The project calls for building half of the functional programme above ground, the other half underground. Instead of building an underground programmatic plate, we propose a negative urban space, a small piece of underground city, carved and modulated on the urban warp characteristic of Sicilian cities, from Palermo to Avola, but built from top to bottom.
Place Palermo, Italy
Program Administration offices, Housing, Schools, Archives, Library, Exhibition, Auditorium, Retail and Restaurant, Sport, Multimodal Hub
Client Regione Sicilia
Budget 270mio €
Lead Architect, Coordination XDGA (Xaveer De Geyter Architects)
Xaveer De Geyter, Federico Pedrini, Doug Allard, Elena Caruso, Anne-Sophie Rouillere, Catherine Cornu, Johan Cool, Menelik Jobert, Nathalie Devoghelaere, Philip Niekamp
Landscape XDGA – Federico Pedrini, Doug Allard, Elena Caruso, Nathalie Devoghelaere, Anne-Sophie Rouillere, Johan Cool
Structures MJW Massimo Majowiecki, Giovanni Berti, Davide Carreri
MEP + Local Architects Mate Engineering, Tommaso Cesaro, Michela Pucciarello,
Traffic and Mobility TRT, Fabio Torta, Tito Stefanelli
Sustainability (subconsultant) Transsolar, Nadir Abdessemed, Clara Bondi
The excavation corresponds to about four floors.
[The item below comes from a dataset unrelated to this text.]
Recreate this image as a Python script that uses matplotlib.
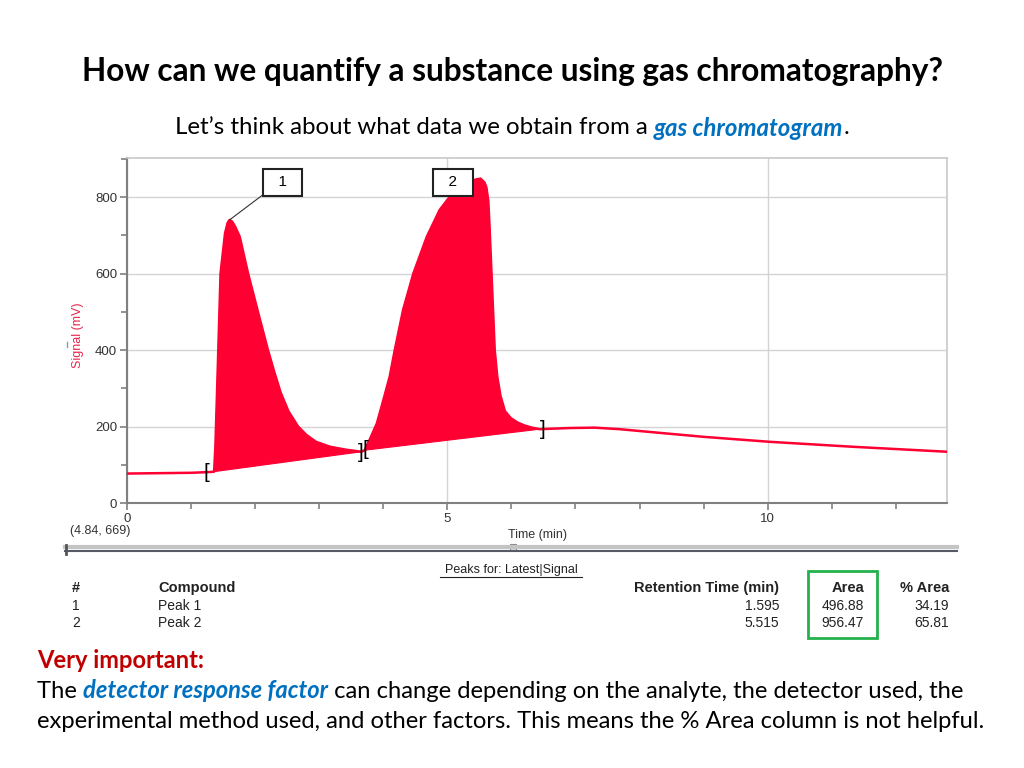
import matplotlib
matplotlib.use("Agg")
import matplotlib.pyplot as plt
from matplotlib.lines import Line2D
from matplotlib.patches import Rectangle
from matplotlib.ticker import MultipleLocator

# chromatogram trace (min, mV)
time_min = [0, 0.5, 1.0, 1.30, 1.36, 1.38, 1.40, 1.425, 1.46, 1.53, 1.57, 1.60, 1.64, 1.69,
            1.76, 1.89, 2.05, 2.20, 2.30, 2.40, 2.52, 2.67, 2.80, 2.95, 3.17, 3.43, 3.66,
            3.71, 3.80, 3.90, 4.00, 4.10, 4.18, 4.31, 4.47, 4.68, 4.88, 5.04, 5.20,
            5.35, 5.45, 5.52, 5.58, 5.61, 5.64, 5.66, 5.69, 5.74, 5.78, 5.83, 5.90,
            5.99, 6.10, 6.20, 6.32, 6.44, 6.91, 7.30, 7.69, 8.21, 9.0, 10.03, 11.33, 12.8]
signal_mv = [77, 78, 79, 81, 82, 150, 260, 400, 600, 705, 732, 740, 736, 722,
             696, 600, 496, 400, 342, 288, 240, 200, 178, 160, 147, 139, 134,
             138, 170, 208, 268, 330, 400, 505, 600, 696, 766, 801, 825,
             840, 846, 848, 838, 825, 790, 720, 600, 400, 330, 280, 240,
             222, 210, 203, 197, 193, 196, 197, 193, 185, 173, 160, 147, 134]

peak_start = [1.36, 3.71]
peak_end = [3.66, 6.44]
peak_apex = [(1.60, 740), (5.52, 848)]
label_pos = [(2.43, 838), (5.09, 838)]
peak_names = ["1", "2"]

bracket_open_t = [1.24, 3.72]
bracket_open_y = [81, 139]
bracket_close_t = [3.65, 6.49]
bracket_close_y = [133, 193]

table_header = ["#", "Compound", "Retention Time (min)", "Area", "% Area"]
table_rows = [["1", "Peak 1", "1.595", "496.88", "34.19"],
              ["2", "Peak 2", "5.515", "956.47", "65.81"]]

red = "#ff0033"
blue = "#0070c0"
W, H = 1024, 768


def fx(px):
    return px / W


def fy(py):
    return 1 - py / H


fig = plt.figure(figsize=(10.24, 7.68), dpi=100)
ax = fig.add_axes([fx(127), fy(503), fx(947) - fx(127), fy(158) - fy(503)])

ax.plot(time_min, signal_mv, color=red, lw=1.8, zorder=3)
for s, e in zip(peak_start, peak_end):
    seg_t = [t for t in time_min if s <= t <= e]
    seg_s = [v for t, v in zip(time_min, signal_mv) if s <= t <= e]
    ax.fill(seg_t, seg_s, color=red, lw=0.8, ec=red, zorder=3)

for t, y in zip(bracket_open_t, bracket_open_y):
    ax.text(t, y, "[", ha="center", va="center", fontsize=15, family="Liberation Sans", zorder=4)
for t, y in zip(bracket_close_t, bracket_close_y):
    ax.text(t, y, "]", ha="center", va="center", fontsize=15, family="Liberation Sans", zorder=4)

# peak labels
ax.annotate("  " + peak_names[0] + "  ", xy=peak_apex[0], xytext=label_pos[0],
            ha="center", va="center", fontsize=11, family="Liberation Sans",
            bbox=dict(boxstyle="square,pad=0.45", fc="white", ec="#222222", lw=1.5),
            arrowprops=dict(arrowstyle="-", color="#333333", lw=0.8, relpos=(0, 0),
                            shrinkA=0, shrinkB=0), zorder=5)
ax.text(label_pos[1][0], label_pos[1][1], "  " + peak_names[1] + "  ", ha="center",
        va="center", fontsize=11, family="Liberation Sans", zorder=5,
        bbox=dict(boxstyle="square,pad=0.45", fc="white", ec="#222222", lw=1.5))

ax.set_xlim(0, 12.8)
ax.set_ylim(0, 902)
ax.xaxis.set_major_locator(MultipleLocator(5))
ax.xaxis.set_minor_locator(MultipleLocator(1))
ax.yaxis.set_major_locator(MultipleLocator(200))
ax.yaxis.set_minor_locator(MultipleLocator(100))
ax.grid(True, which="major", color="#d4d4d4", lw=1)
ax.set_axisbelow(True)
ax.tick_params(which="both", direction="out", color="#808080", labelsize=9.5,
               labelcolor="#333333", width=1.2, pad=2)
ax.tick_params(which="major", length=5)
ax.tick_params(which="minor", length=4)
for lab in ax.get_xticklabels() + ax.get_yticklabels():
    lab.set_family("Liberation Sans")
for side in ["left", "bottom"]:
    ax.spines[side].set_color("#808080")
    ax.spines[side].set_linewidth(1.5)
for side in ["top", "right"]:
    ax.spines[side].set_color("#c8c8c8")
    ax.spines[side].set_linewidth(1.2)

fig.text(fx(78), fy(335), "Signal (mV)", rotation=90, ha="center", va="center",
         color="#e8264f", fontsize=9, family="Liberation Sans")
fig.add_artist(Line2D([fx(67), fx(67)], [fy(342), fy(347)], color="#999999", lw=1))
fig.text(fx(70), fy(531), "(4.84, 669)", ha="left", va="center", fontsize=9,
         color="#333333", family="Liberation Sans")
fig.text(fx(537), fy(535), "Time (min)", ha="center", va="center", fontsize=9,
         color="#333333", family="Liberation Sans")

# slider strip under the plot
fig.add_artist(Line2D([fx(65), fx(957)], [fy(547), fy(547)], color="#c4c4c4", lw=3))
fig.add_artist(Line2D([fx(65), fx(957)], [fy(551), fy(551)], color="#555a66", lw=1.5))
fig.add_artist(Rectangle((fx(510), fy(550)), 6 / W, 6 / H, fc="#e0e0e0", ec="#888888", lw=0.8))
fig.add_artist(Line2D([fx(66), fx(66)], [fy(545), fy(554)], color="#555555", lw=2))

# peak table
fig.text(fx(511), fy(570), "Peaks for: Latest|Signal", ha="center", va="center",
         fontsize=9, color="#222222", family="Liberation Sans")
fig.add_artist(Line2D([fx(440), fx(582)], [fy(577), fy(577)], color="#222222", lw=0.8))
col_x = [72, 158, 779, 864, 949]
col_ha = ["left", "left", "right", "right", "right"]
for x, ha, txt in zip(col_x, col_ha, table_header):
    fig.text(fx(x), fy(588), txt, ha=ha, va="center", fontsize=10.5, weight="bold",
             color="#222222", family="Liberation Sans")
for r, row in enumerate(table_rows):
    for x, ha, txt in zip(col_x, col_ha, row):
        fig.text(fx(x), fy(606 + 17 * r), txt, ha=ha, va="center", fontsize=10,
                 color="#222222", family="Liberation Sans")
fig.add_artist(Rectangle((fx(808), fy(638)), 69 / W, 67 / H, fill=False,
                         ec="#22b14c", lw=2))

# slide text
font = "Lato"
fig.text(0.5, fy(72), "How can we quantify a substance using gas chromatography?",
         ha="center", va="center", fontsize=22.8, weight="bold", family=font)

renderer = fig.canvas.get_renderer()


def rich_line(x_px, y_px, pieces, size):
    x = fx(x_px)
    for txt, kw in pieces:
        t = fig.text(x, fy(y_px), txt, ha="left", va="center", fontsize=size,
                     family=font, **kw)
        bb = t.get_window_extent(renderer=renderer)
        x = bb.x1 / W


rich_line(175, 128, [("Let\u2019s think about what data we obtain from a ", {}),
                     ("gas chromatogram", dict(weight="bold", style="italic", color=blue)),
                     (".", {})], 17.3)
rich_line(37, 661, [("Very important:", dict(weight="bold", color="#c00000"))], 17.1)
rich_line(37, 691, [("The ", {}),
                    ("detector response factor", dict(weight="bold", style="italic", color=blue)),
                    (" can change depending on the analyte, the detector used, the", {})], 17.1)
rich_line(37, 721, [("experimental method used, and other factors. This means the % Area column is not helpful.", {})], 17.1)

fig.savefig("out.png", dpi=100)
These inverted buildings are then separated and organised on an orthogonal grid oriented NW SE, all gathered around a large tree-lined public space, square in shape and placed in the centre.
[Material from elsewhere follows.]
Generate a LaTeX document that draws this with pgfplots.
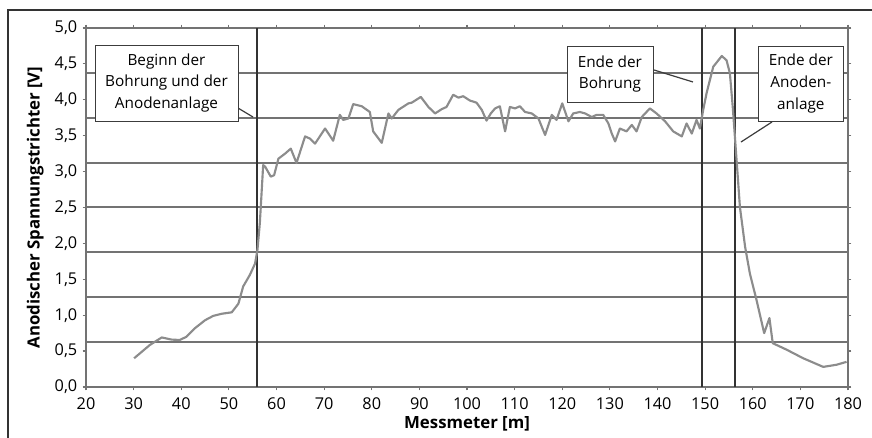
\documentclass[border=0pt]{standalone}
\usepackage{fontspec}
\setmainfont{Open Sans}
\usepackage{pgfplots}
\pgfplotsset{compat=1.18}
\definecolor{gridc}{RGB}{115,115,115}
\definecolor{curvec}{RGB}{140,140,140}
\definecolor{vlinec}{RGB}{50,50,50}
\definecolor{boxc}{RGB}{60,60,60}
\begin{document}
\fontsize{11.5pt}{16.3pt}\selectfont
\begin{tikzpicture}
\useasboundingbox (0pt,0pt) rectangle (654pt,328.5pt);
\clip (0pt,0pt) rectangle (654pt,328.5pt);
\draw[line width=0.9pt, black!80] (6pt,-15pt) -- (6pt,321pt) -- (680pt,321pt);
\begin{axis}[
  at={(64.5pt,38.25pt)}, anchor=south west,
  scale only axis, width=571.5pt, height=269.25pt,
  xmin=20, xmax=180, ymin=0, ymax=5,
  xtick={20,30,...,180},
  ytick={0,0.5,...,5},
  /pgf/number format/assume math mode=true,
  ticklabel style={font=\fontsize{12.2pt}{14pt}\selectfont},
  yticklabel style={/pgf/number format/.cd, fixed, fixed zerofill, precision=1, use comma},
  xticklabel style={yshift=-1.5pt, /pgf/number format/.cd, fixed, precision=0, 1000 sep={}},
  tick align=outside,
  major tick length=2.5pt,
  tick style={gridc, line width=0.9pt},
  axis line style={gridc, line width=1.5pt},
  extra y ticks={0.625,1.25,1.875,2.5,3.125,3.75,4.375},
  extra y tick labels={},
  extra y tick style={grid=major, major tick length=0pt},
  major grid style={gridc, line width=1.5pt},
  xlabel={\fontsize{12.6pt}{14pt}\selectfont\textbf{Messmeter [m]}},
  ylabel={\fontsize{12.6pt}{14pt}\selectfont\textbf{Anodischer Spannungstrichter [V]}},
  xlabel style={yshift=3pt},
  ylabel style={yshift=-2pt},
  clip=false,
]
\addplot[vlinec, line width=1.5pt] coordinates {(56,0) (56,5)};
\addplot[vlinec, line width=1.5pt] coordinates {(149.4,0) (149.4,5)};
\addplot[vlinec, line width=1.5pt] coordinates {(156.2,0) (156.2,5)};
\addplot[curvec, line width=1.6pt, line join=round] table {
30.1 0.40
33.4 0.585
35.9 0.69
38.0 0.66
39.7 0.655
41.1 0.70
42.9 0.82
45.0 0.93
46.7 0.99
48.5 1.02
50.6 1.04
52.0 1.16
53.0 1.40
54.4 1.56
55.5 1.72
56.0 1.91
56.5 2.28
56.9 2.74
57.2 3.09
57.6 3.07
58.8 2.93
59.5 2.95
60.4 3.18
61.8 3.25
63.0 3.32
64.2 3.12
66.0 3.49
67.0 3.46
68.1 3.39
70.2 3.60
71.9 3.43
73.3 3.79
74.0 3.72
75.1 3.74
76.1 3.94
77.9 3.91
79.6 3.83
80.3 3.56
82.1 3.40
83.5 3.81
84.2 3.74
85.6 3.86
87.7 3.95
88.4 3.96
90.3 4.04
91.9 3.90
93.3 3.81
94.7 3.87
95.7 3.90
97.1 4.07
98.2 4.03
99.2 4.05
100.6 3.99
102.0 3.96
103.1 3.86
104.1 3.71
105.0 3.81
105.9 3.88
106.9 3.91
108.0 3.56
109.0 3.90
110.1 3.88
111.1 3.91
112.2 3.83
113.6 3.81
115.0 3.74
116.4 3.51
117.8 3.79
118.8 3.72
120.0 3.95
121.3 3.70
122.3 3.81
123.7 3.83
124.8 3.81
126.2 3.76
127.2 3.79
128.6 3.79
129.7 3.67
130.4 3.53
131.1 3.42
132.1 3.60
133.5 3.56
134.6 3.65
135.6 3.56
136.7 3.76
138.4 3.88
139.8 3.81
141.6 3.70
143.3 3.56
145.1 3.49
146.1 3.67
147.2 3.53
148.2 3.72
148.9 3.60
149.6 3.86
150.3 4.09
151.7 4.46
153.5 4.61
154.5 4.55
155.2 4.37
155.8 3.90
156.3 3.44
156.8 2.98
157.3 2.51
158.4 1.95
159.4 1.58
160.8 1.21
162.4 0.75
163.5 0.96
164.2 0.61
167.1 0.52
170.6 0.40
174.8 0.28
177.6 0.31
179.7 0.35
};
% leader lines
\draw[boxc, line width=0.9pt] (axis cs:51.9,3.886) -- (axis cs:55.07,3.760);
\draw[boxc, line width=0.9pt] (axis cs:139.27,4.415) -- (axis cs:147.45,4.248);
\draw[boxc, line width=0.9pt] (axis cs:164.04,3.691) -- (axis cs:157.53,3.412);
% boxes
\draw[boxc, line width=0.7pt, fill=white] (axis cs:21.89,4.763) rectangle (axis cs:51.92,3.705);
\node[align=center, inner sep=0pt] at (axis cs:36.9,4.234) {Beginn der\\Bohrung und der\\Anodenanlage};
\draw[boxc, line width=0.7pt, fill=white] (axis cs:121.0,4.749) rectangle (axis cs:139.05,3.969);
\node[align=center, inner sep=0pt] at (axis cs:130.0,4.359) {Ende der\\Bohrung};
\draw[boxc, line width=0.7pt, fill=white] (axis cs:161.3,4.749) rectangle (axis cs:178.95,3.705);
\node[align=center, inner sep=0pt] at (axis cs:170.1,4.227) {Ende der\\Anoden-\\anlage};
\end{axis}
\end{tikzpicture}
\end{document}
The large garden square, an oasis of eighty-one metres on each side, acts as a point of convergence of all flows: the connection to the nearby railway station arrives here and the main entrances to the various functions, including the office reception, face here.
On the north side of the square stands the large volume that will house the new regional administrative headquarters, a forty-two-storey parallelepiped with a base of eighty-one metres by thirty-two and fifty-five metres high.
The volume is served by four central distribution cores that also function as bracing pillars. The result is a slender shape, elongated from east to west, which optimises solar exposure.
This crystalline monolith is interrupted by a large void at mid-height, which divides it into two sections to accommodate a raised belvedere terrace. Structurally, the upper part is suspended from the central cores.
The parallelepiped is thus broken down into a stereoscopic image which gives the building four distinct characters depending on the cardinal point of observation.
To the south a double skin composed of ten 8.1m wide vertical bands, every second of which is a veranda. The other facades are triple-glazed curtainwalls to maximise indirect daylight. To the north the bands are horizontal, one transparent and one in opaque enamelled glass. To the east and west the glazing has cladding.
The underground plinth has a sober appearance. The buildings consist of thick walls made of raw earth obtained by reusing excavated material produced on site.
Its thermal mass has a positive effect on the local microclimate and has the capacity to absorb and release moisture to improve interior comfort.
The green spaces are grouped into three landscapes. In addition to the series of verandas, terraces and winter gardens located at various heights in the complex, there is a large roof terrace directly accessible from the street, a series of patios grouped around a large central tree-lined patio and a large Belvedere terrace in the centre of the tower. The network of underground streets leads to the central Grand Patio, a large public open space, a garden square, characterised by the monumental foliage of domestic pines.
The Mediterranean Terrace at ground level is a large, verdant public plaza, contrasting with the large hypogeum garden for its sparser, typically Mediterranean vegetation.
Approximately halfway up the volume of the tower, at the fifteenth floor, is a triple-height panoramic terrace. This elevated garden houses a small cafeteria and drinks kiosk. A public lift, with controlled access, offers a panoramic view of the Conca d’Oro.